The link between the liturgy and Divine Revelation is, therefore, absolutely essential. It is not for nothing that we often say “lex orandi, lex credendi” (one could add “lex vivendi”). Dom Guéranger was prescient when he spoke of “the liturgical heresy.” Meddling with liturgical rites, of the kind done by Bugnini et al., always verges on heresy.
4. Bugnini’s Liturgical Reform
Although the Second Vatican Council asked for a “revision” of the liturgy of the Mass, Bugnini defined his task as one of radical reform, that is, re-formulation and re-shaping of rites. If our observations above are correct, this cannot be accomplished without altering the content conveyed, the significance of the whole as well as its parts in their mutual relations.
Whatever his initial objectives may have been — for he sometimes spoke as if his primary goal was to make possible the “active” participation of the people — it is clear that what he meant in the end was changing the doctrine embodied in the rites and their forms. And so he and his academic coterie did exactly that.

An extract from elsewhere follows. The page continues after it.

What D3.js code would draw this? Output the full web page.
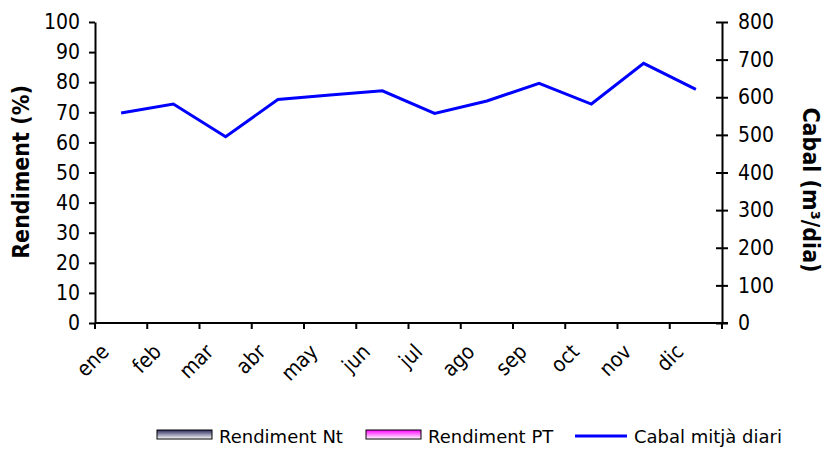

This is perfectly clear in the first draft of the General Instruction of the Roman Missal, with its notorious definition of the Mass as an “assembly” and a “memorial.” The rite of the Mass was contrived to convey both of these ideas, and the contrivance was successful. But after that first draft was replaced by another one devised to calm down orthodox minds with references to the Council of Trent, the rite itself, where the essence of the whole exercise is decided, was left untouched, as were its paucity of denuded forms. The words were, in due course, gone with the wind; the rite and its motley forms were left exactly where they had been put by papal fiat, and so they remain to this day, in spite of various cosmetic “revisions.”
In a treatise or a document, what is said and what is left unsaid are the most important things. In a rite, however, what is done — and left undone — is more important than what is said.